Александр Николаевич сначала не мог понять, шутит ли Прянишников или говорит всерьёз. Но лицо Ивана Даниловича, мгновенно преобразившееся из беззаботно-весёлого в расстроенно-испуганное, было красноречивее всего.

— Но, где же здравый смысл?

— Здравый? — переспросил Прянишников и, вдруг поднявшись со стула, подхватил Радищева, направился в свой кабинет. Плотно прикрыв дверь и поудобнее сев в кресло, он сказал:

— Говорят, голова у него умная, но в ней какая-то машинка держится на ниточке: порвётся ниточка, машинка завертится и тут конец уму-разуму…

Александр Николаевич искренне рассмеялся.

— Смех сквозь слёзы, дорогой Александр Николаевич. Блины в печи не так скоро пекутся, как ныне начали печь российские узаконения на жарком очаге подражатели царской воли. Всякий день поспевают новые декреты, учреждения, новые статьи и места… Ныне считают: у двора нет серёдки — либо взлёт, либо гонение…

Радищева ошеломило такое суждение Прянишникова о новом государе, о теневых сторонах его правления, которые пока коснулись верхов, но не дошли ещё до низов. В народе, наоборот, жила какая-то слепая вера в облегчение своего тяжёлого положения, и все тайно ждали его.
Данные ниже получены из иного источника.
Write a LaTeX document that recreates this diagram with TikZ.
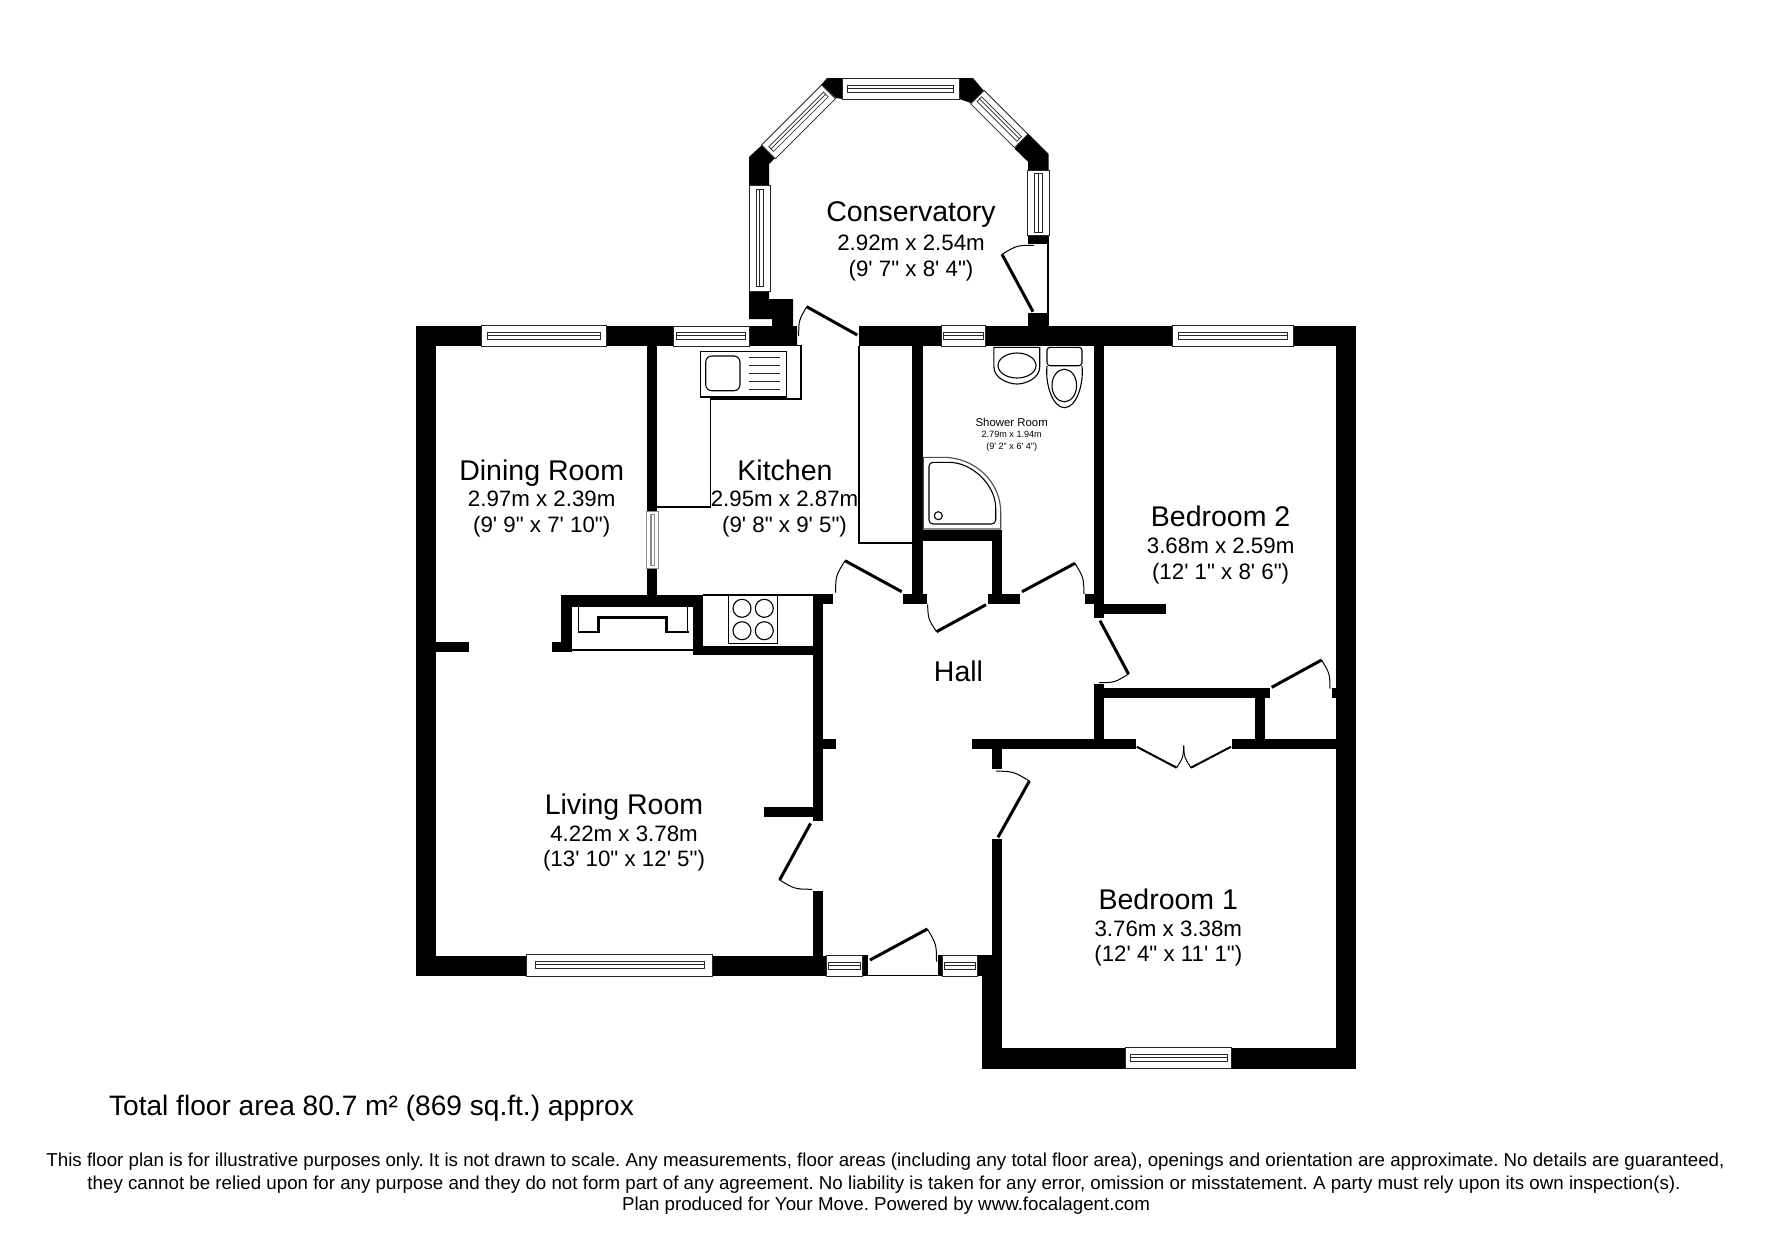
\documentclass[tikz,border=0pt]{standalone}
\usepackage{fontspec}
\setmainfont{Liberation Sans}[Ligatures=TeXOff]
\frenchspacing
\newcommand{\wl}[4]{\fill[black] (#1,#2) rectangle (#3,#4);}
\newcommand{\wpoly}[1]{\fill[black] #1 -- cycle;}
\newcommand{\win}[6][black!85]{%
  \begin{scope}[shift={(#2,#3)},rotate=#6]
    \pgfmathsetmacro\hl{#4/2}\pgfmathsetmacro\ht{#5/2}
    \pgfmathsetmacro\il{\hl-0.045*#4}\pgfmathsetmacro\it{0.17*#5}
    \draw[winout,draw=#1] (-\hl,-\ht) rectangle (\hl,\ht);
    \draw[winin,draw=#1] (-\il,-\it) rectangle (\il,\it);
    \draw[winin,draw=#1] (-\il,-0.3) -- (\il,-0.3);
  \end{scope}}
\newcommand{\door}[7][3]{%
  \pgfmathsetmacro\cx{#2+((#4-#2)+(#6-#2))*0.536}
  \pgfmathsetmacro\cy{#3+((#5-#3)+(#7-#3))*0.536}
  \draw[line width=#1pt] (#2,#3) -- (#4,#5);
  \draw[line width=1pt] (#4,#5) .. controls (\cx,\cy) .. (#6,#7);}
\newcommand{\lab}[5]{\node[txt,font=\fontsize{#4}{#4}\selectfont] (#1) at (#2,#3) {#5};}
\begin{document}
\begin{tikzpicture}[x=1pt,y=-1pt,
  winout/.style={line width=0.8pt,fill=white},
  winin/.style={line width=0.7pt},
  thinline/.style={draw=black,line width=1.1pt},
  fixture/.style={draw=black,line width=1.1pt},
  txt/.style={anchor=base,inner sep=0pt,text=black}]
\useasboundingbox (0,0) rectangle (1771,1240);
\fill[white] (0,0) rectangle (1771,1240);

% outer walls
\wl{415.5}{326}{797}{345.5}
\wl{415.5}{326}{436}{976}
\wl{415.5}{955.7}{826.7}{976}
\wl{859}{326}{1356}{346}
\wl{1335.7}{326}{1356}{1069}
\wl{982}{1048.3}{1356}{1069}
\wl{982}{976}{1002.3}{1069}
\wl{992}{839}{1002.3}{1049}
\wl{977}{955.3}{992}{976}
\wl{862}{955.3}{868.4}{976}
\wl{938}{955.3}{942.7}{976}

% conservatory
\wpoly{(749,291) -- (769,291) -- (769,299) -- (793,299) -- (793,327) -- (797,327) -- (797,345) -- (749,345) -- (749,326) -- (772,326) -- (772,319) -- (749,319)}
\wpoly{(749,157) -- (762,145) -- (775,158) -- (769,164) -- (769,185) -- (749,185)}
\wpoly{(821,85) -- (827,78) -- (843,78) -- (843,99) -- (836,98)}
\wpoly{(959,78) -- (973,78) -- (984,91) -- (971,103) -- (959,99)}
\wpoly{(1027.5,133) -- (1048.6,154) -- (1048.6,171) -- (1028,171) -- (1028,161.7) -- (1014.6,148.7)}
\wl{1028}{235}{1048.6}{244}
\wl{1028}{313.3}{1048.6}{327}
\draw[thinline] (1048,244) -- (1048,314);

% interior walls
\wl{647}{346}{657}{595}
\wl{561}{594.7}{703}{606.7}
\wl{561}{594.7}{571.7}{652}
\wl{551.7}{641.7}{571.7}{652.3}
\wl{571.7}{648.5}{693}{651}
\wl{693}{606}{703.3}{655}
\wl{693}{646}{823.3}{655}
\wl{812.5}{594.7}{823.3}{821}
\wl{812.5}{890.7}{823.3}{976}
\wl{813}{594}{833.3}{604.3}
\wl{823}{738.7}{836}{749}
\wl{764.3}{807}{813}{817}
\wl{435}{641.7}{469}{652.3}
\wl{912}{346}{922.5}{604.3}
\wl{903}{594}{926.5}{604.3}
\wl{912}{530}{1002.4}{540.7}
\wl{992.4}{530}{1002.4}{604.3}
\wl{987.6}{594}{1020}{604.3}
\wl{1094}{346}{1104}{618.3}
\wl{1085}{594}{1104}{604.3}
\wl{1094}{604}{1165.5}{613.7}
\wl{1094}{684}{1104}{749}
\wl{1094}{687.7}{1270.2}{698.3}
\wl{1255.4}{698}{1265.4}{739}
\wl{972.4}{738.7}{1136}{749}
\wl{1231.7}{738.7}{1336}{749}
\wl{1331.6}{687.7}{1336}{698.3}
\wl{992.4}{749}{1002.4}{769.3}

% windows
\win{543.85}{336}{124.3}{21}{0}
\win{711}{336}{76}{20}{0}
\win{963.2}{336}{44.4}{21}{0}
\win{1232.75}{336}{120.5}{21}{0}
\win{619.5}{965}{185.6}{22}{0}
\win{844.35}{965.5}{35.3}{21}{0}
\win{959.85}{965.5}{34.3}{21}{0}
\win{1178.7}{1058}{106}{21.7}{0}
\win{900.75}{88.8}{116.5}{21}{0}
\win{759.5}{238}{106}{21}{90}
\win{1038.5}{203}{64.3}{22}{90}
\win[black!45]{652}{540}{56.6}{12}{90}
\win{798.5}{121.8}{85}{19.5}{45}
\win{999.3}{119}{61.9}{19}{-45}

% doors
\door{857.3}{335}{806.7}{306.7}{798.7}{336}
\door{1033}{311.7}{1002}{254.3}{1034}{245.3}
\door{901.7}{591.7}{845}{560.7}{835.5}{592.7}
\door{986}{604.7}{936.5}{631.7}{927.6}{604.3}
\door{1022}{591.7}{1075}{563.3}{1084}{594}
\door{1100}{620.7}{1128.5}{674}{1099}{682.7}
\door{1271.7}{687.3}{1321.6}{660}{1330}{688.7}
\door[2]{1136.7}{746.7}{1176.6}{767.7}{1183.7}{745.7}
\door[2]{1231}{746.7}{1191}{767.7}{1183.7}{745.7}
\door{998}{837.3}{1029.4}{781}{996}{771}
\door{810.6}{823.3}{779.6}{880}{812}{889.3}
\door{870}{960}{927.4}{929}{936.5}{961.7}
\draw[thinline] (868,975.3) -- (938,975.3);

% kitchen fittings
\draw[thinline] (797,345.5) -- (801,345.5) -- (801,399) -- (710.3,399) -- (710.3,507) -- (657,507);
\draw[thinline] (859,346) -- (859,543) -- (912,543);
\draw[thinline] (703,595) -- (813,595);
\draw[fixture,fill=white] (700.3,351.7) rectangle (786.7,397);
\draw[line width=1.6pt] (710.3,398) -- (786.7,398);
\draw[fixture,rounded corners=6pt] (705.7,356) rectangle (740,390.7);
\foreach \ly in {357.7,365.7,373.7,381.7,389.7}{\draw[line width=1pt,black!85] (748.7,\ly) -- (780,\ly);}
\draw[fixture] (728.3,595.3) rectangle (777.7,643.3);
\draw[fixture] (742,608.3) circle[radius=9pt];
\draw[fixture] (764.3,608.3) circle[radius=9pt];
\draw[fixture] (742,630.7) circle[radius=9pt];
\draw[fixture] (764.3,630.7) circle[radius=9pt];

% fireplace
\draw[line width=1pt] (578.3,606.7) -- (578.3,632);
\draw[line width=1pt] (687.7,606.7) -- (687.7,632);
\draw[line width=2.6pt] (577.5,632) -- (598.3,632) -- (598.3,617.7) -- (666.7,617.7) -- (666.7,632) -- (688.5,632);

% shower room fittings
\draw[fixture] (993.9,347.3) -- (1039.7,347.3) -- (1039.7,367) .. controls (1039.7,378) and (1026,384) .. (1017,384) .. controls (1008,384) and (993.9,378) .. (993.9,367) -- cycle;
\draw[fixture] (1017,365.5) ellipse[x radius=19pt,y radius=12.5pt];
\draw[fixture,rounded corners=3pt] (1047,347.3) rectangle (1082,365.7);
\draw[fixture] (1047,366) .. controls (1045,385) and (1053,407.7) .. (1064.5,407.7) .. controls (1076,407.7) and (1084,385) .. (1082,366);
\draw[fixture] (1064.3,385.5) ellipse[x radius=12.3pt,y radius=16.3pt];
\draw[draw=black!70,line width=1.1pt] (923.3,529) -- (923.3,457.3) -- (943,457.3) .. controls (975,457.3) and (1000.7,482) .. (1000.7,512) -- (1000.7,529) -- cycle;
\draw[fixture,rounded corners=4pt] (929,524) -- (929,462.3) -- (945,462.3) .. controls (972,462.3) and (995.7,485) .. (995.7,512) -- (995.7,524) -- cycle;
\draw[fixture] (938.3,515.7) circle[radius=4pt];

% labels
\lab{consA}{911}{221.7}{28.5}{Conservatory}
\lab{consB}{911}{250}{22.3}{2.92m x 2.54m}
\lab{consC}{911}{276}{22.3}{(9' 7" x 8' 4")}
\lab{dinA}{541.7}{480.7}{28.5}{Dining Room}
\lab{dinB}{541.7}{506.7}{22.3}{2.97m x 2.39m}
\lab{dinC}{541.7}{532}{22.3}{(9' 9" x 7' 10")}
\lab{kitA}{785}{480.7}{28.5}{Kitchen}
\lab{kitB}{784.5}{506.7}{22.3}{2.95m x 2.87m}
\lab{kitC}{784.5}{532}{22.3}{(9' 8" x 9' 5")}
\lab{shoA}{1011.7}{426.7}{11.4}{Shower Room}
\lab{shoB}{1011.7}{437.7}{9.1}{2.79m x 1.94m}
\lab{shoC}{1011.7}{449}{9.1}{(9' 2" x 6' 4")}
\lab{bedTwoA}{1220.6}{526.7}{28.5}{Bedroom 2}
\lab{bedTwoB}{1220.6}{553.3}{22.3}{3.68m x 2.59m}
\lab{bedTwoC}{1220.6}{579.3}{22.3}{(12' 1" x 8' 6")}
\lab{hall}{958.5}{681}{28.5}{Hall}
\lab{livA}{624}{814}{28.5}{Living Room}
\lab{livB}{624}{841}{22.3}{4.22m x 3.78m}
\lab{livC}{624}{866}{22.3}{(13' 10" x 12' 5")}
\lab{bedOneA}{1168.3}{909}{28.5}{Bedroom 1}
\lab{bedOneB}{1168.3}{936}{22.3}{3.76m x 3.38m}
\lab{bedOneC}{1168.3}{961.7}{22.3}{(12' 4" x 11' 1")}
\lab{total}{371.5}{1115}{28.1}{Total floor area 80.7 m² (869 sq.ft.) approx}
\lab{discA}{885.5}{1166.7}{18.72}{This floor plan is for illustrative purposes only. It is not drawn to scale. Any measurements, floor areas (including any total floor area), openings and orientation are approximate. No details are guaranteed,}
\lab{discB}{884}{1189}{18.72}{they cannot be relied upon for any purpose and they do not form part of any agreement. No liability is taken for any error, omission or misstatement. A party must rely upon its own inspection(s).}
\lab{discC}{886}{1210}{18.72}{Plan produced for Your Move. Powered by www.focalagent.com}
\end{tikzpicture}
\end{document}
Александр Николаевич накануне познакомился с караванным Никитой Афанасьевым. После разговора о предстоящем пути, они перекинулись с этим энергичным человеком словами о житье-бытье. Караванный, как понял Радищев, передавая мужицкие думы, рассуждал:

— Что жизнь наша? Колесо-о! Крутимся. Може, сейчас полегчает. Царь-батюшка пришёл, посулы делает… Дай бог, долго ждали, може дождёмся теперь…

Радищев знал, как обманчивы бывают надежды народа в начале нового царствования. И сейчас, невольно вспомнив этот разговор, Александр Николаевич глубже задумался над откровенным признанием Прянишникова. Ему важно было узнать, что Павел, подписавший рескрипт об его помиловании, ничем не отличался от других государей, по-разному начинавших царствование, и, по-человечески было больно за народ, обманутый напрасными ожиданиями какого-то облегчения для себя. Он понимал, как горько и обидно будет народу, когда самообман обнаружится и как гнилой пень под ногой рухнет их вера в царя.

— Я не забыл об изветах и лютостях прежних лет, — молвил Александр Николаевич, — и не убоюсь сказать теперь: несчастье нас учит быть благоразумными… Чем хуже, тем лучше, Иван Данилович, — повторил он свою излюбленную фразу.

— Не понимаю-с, — выразил недоумение на лице Прянишников.

— Из мучительства рождается вольность.

— Опять вольность! — с огорчением произнёс Прянишников, — когда вы её забудете, хотя бы ради своего личного покоя и благополучия.

— Никогда! Стоял в молодости на сём, на старости не покину…

Александр Николаевич спохватился.

— Завтра в путь, надо и отдохнуть…

Прянишников спросил:

— Не обидел ли я своим словом, а?

— Что обида, Иван Данилович, убеждения наши разные…

Радищев вернулся в гостиную. Пламя свеч, радугой отражавшееся в гранях венецианского зеркала и хрустальных ваз на столе, до боли ударило по глазам. Роскошь и богатство гостиной только резче подчеркнули внутреннее отчуждение, какое почувствовал Александр Николаевич, переступив порог гостеприимного прянишниковского дома.